11. it solely accuses religion of violence.
No-one can deny that religion has had (and still does have) a hand in violence. Crusades, witch hunts, Jihad, they’re all there in the history books. However, the New Atheists will use all their effort to convince you that all religion is cut from the same cloth. They don’t draw boundaries; they simply haul religions into the same boat as if they all promote the same ethical systems and values. They will, however, promote their secularism as the idyllic utopia hoping that onlookers overlook barbaric acts on behalf of governments possessing atheistic ideologies. Soviet Russia, Mao, Pol Pot? Revolutionary France? What links them all? Simply that they were all atheists and they massacred millions of people to promote their godless agendas.

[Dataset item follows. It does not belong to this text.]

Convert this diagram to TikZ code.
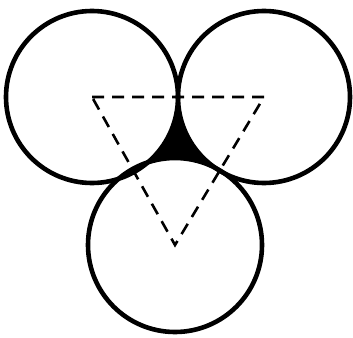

Of course the New Atheists will overlook all the good done in the name of religions. Universities, human rights, relief efforts, orphanages, medical care all done in the name of religion appears not to ever count for anything. But what gives? Surely evil is part of the human condition. Some have used religion to justify it, others atheism. People have used sports, politics, relationships, poverty etc. to justify all kinds of evil acts. Evil is part of the human condition, and not intrinsic to religions though religions can, and do, promote immoral laws. When these obvious reflections are willfully missed by the New Atheists they only seem to lack intellectual responsibility. If that is so then what else can we doubt? If so then how can we trust their diagnosis of reality and the purposes of human life?
1. Tim O’Neill quoted by Jorge Schulz in Rampant Historical Illiteracy (2015). Available.
2. Carter, N. 2014. An Atheist’s Defense of the Historicity of Jesus. Available.
3. Dawkins, R. 1995. River out of Eden. p. 131–32.
4. Dawkins, R. 2006. The God Delusion. p. 360.
5. Richard Dawkins quoted by Adam Mabry in Life and Doctrine (2014). p. 30.
6. Richard Dawkins Vs. William Lane Craig Debate. Available.